Sunday, September 27, 2015

The New York Times and Vladimir Putin.

On Sundays I have the New York Times delivered - between five and ten pounds (the record is 12lb.) of paper in eight to ten sections, a large chunk of it advertising. I read some of it in bed - after having separated the sections which don't interest me. 

Today there were two longish articles on Vladimir Putin, and I was struck by the tone adopted in both of them. The first, by Stephen Lee Myers, entitled "Never Let Them See You Sweat" attempts a sort of psychological profile of Putin, drawing on his background as a practitioner of judo and as a KGB agent in East Germany at the time of the collapse of the Berlin Wall and the Iron Curtain.  Putin, it is claimed, disdains weakness. A commentator at the Carnegie Moscow Centre is quoted as saying that Putin's tactics are strong but that he lacks a strategy.  Putin's action in increasing his involvement in Syria is partly explained away as a move to distract attention from "Russia’s disastrous intervention in eastern Ukraine".

The second article by Neil MacFarquar is entitled "On Syria, Putin is Catering to an Audience at Home".  As the title suggests Russia's growing involvement in the Syrian tragedy is mainly an effort to boost his popularity at home, ignoring the fact that he currently enjoys approval ratings in Russia that any Western leader would die for.   His recent diplomatic activity in meetings with the leaders of Turkey, Israel and the Palestinian Authority are dismissed as an attempt to attract more attention to Putin himself, and as a way of leveraging a meeting with President Obama.
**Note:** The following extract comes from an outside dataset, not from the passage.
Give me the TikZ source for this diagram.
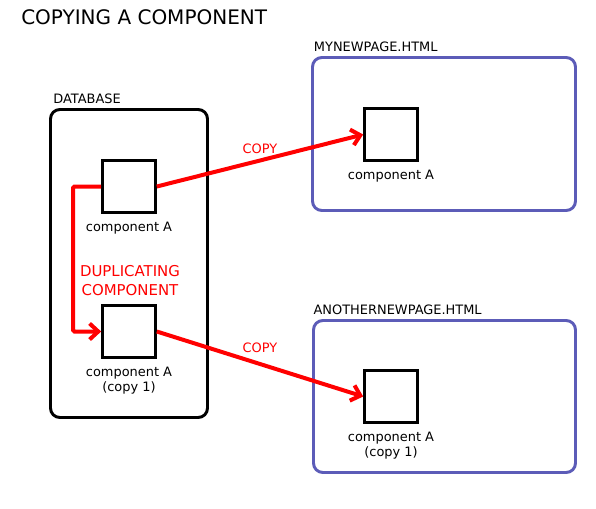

The head of the Center for the Analysis of Middle East Conflicts, in Moscow, is quoted as saying “He has to leave Russia to demonstrate that he is not isolated, that he is a respected member of the international community gathering in New York.”  
As the Myers article says  "Putin will swagger through New York seeking to regain the spot on the world stage he believes he has been unjustly denied by his rivals in the West."

The thing that struck me in both pieces was the way in which Russia's actions were described as being the consequence of the vanity and ambition of one man.  There was little acknowledgement that Russia might have a genuine interest in the Middle East, even that nations other than the United States might have the right to pursue their own foreign policies.  Anything which deviates from what Washington wants is dismissed implicitly as the result of the perverted ambition of one man, who (of course we all agree) is "bad" and power hungry.  

It would be entertaining to see in the mainstream media a scrutiny of US foreign policy carried out with the same underlying premises about the motives of the leaders and without the axiomatic belief that US always acts for good in the world.  

While (cf the Myers article) one could hardly say that Obama's tactics are strong, one could certainly say that he lacks a strategy.  Unless the strategy is one of creating failed states and chaos throughout the Middle East, in which case it would be one of unimaginable evil.

In the MacFarquar article it says "Mr. Putin has claimed repeatedly in recent years that the chaotic state of the world, particularly the level of violence in the Middle East, is because the United States is the solitary power. The underlying idea is that things were better off when the Soviet Union was around to check American might."

It is an interesting argument and one with which I tend to agree (see my previous blog Another Thirty Years War?). But its merits are not discussed.  It couldn't possibly have any merit, because it was uttered by Putin.  

Instead it is explained as a Putin tactic - a way he might frame his speech at the UN with a pitch about "establishing a new pillar so that power in the world is more balanced.”  

So this is the way the NYT shapes opinion among its readers.  And much of the mainstream media are much, much worse.